Our knowledge of Neolithic boats is still very incomplete.[111] Those of the lake-dwellers seem to have been usually hardly more than dugouts hollowed by fire. One, however, from Lake Châlain (Jura) was about thirty feet long and two and one-half wide, made out of an oak-trunk. Such boats served well for river navigation, but were too shallow and clumsy for the open sea. It would have been a comparatively easy matter to add one or two planks along each side of such a dug-out and thus build up a fairly seaworthy craft. The rock-sculptures of Bohuslan, Sweden, which probably date from early in the Bronze Age, represent boats of fair size carrying as many as thirty men.[112]

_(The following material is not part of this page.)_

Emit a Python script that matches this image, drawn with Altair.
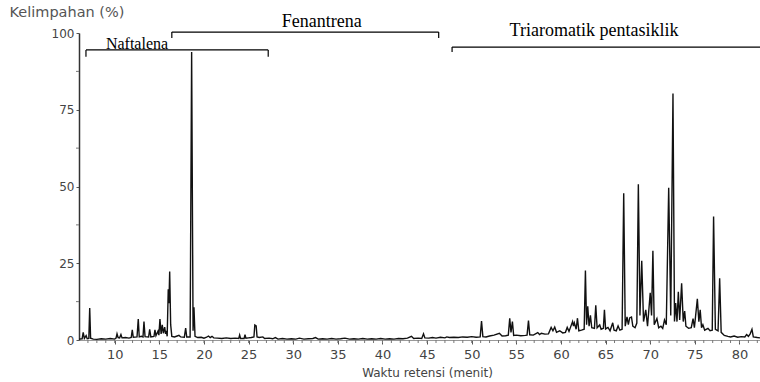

The wares exchanged in this trade were limited in material and value. Metals and metallic objects were still unknown, except as copper and gold came in before the end of the period. Still, there were many objects which met a fairly wide demand. We have already seen that different lake-dwellings differed markedly in their products. Some were almost purely agricultural. In others we find remains of pottery evidently manufactured on the spot in larger quantities than the village could use. Much of this must have been exported along the lake, perhaps farther. Schliz distinguished at Grosgartach a rude home-made pottery from a finer ware apparently brought from some centre of finer and more artistic work. The Neolithic housewife was probably very proud of this “china.” The finer grades of cloth manufactured at Robenhausen and elsewhere were probably carried far and wide, but it is impossible to trace it. The flint mined at Grand Pressigny was transported to greater or less distances, as well as manufactured at the mouth of the mine. At the various workshops the implements were made in great numbers and still more widely disseminated. This was equally true of flint regions in other parts of Europe. Stone arm-rings, mace-heads and other fine articles found sparsely in northern Europe may well have been copies of a few articles brought from Italy or even farther.[113]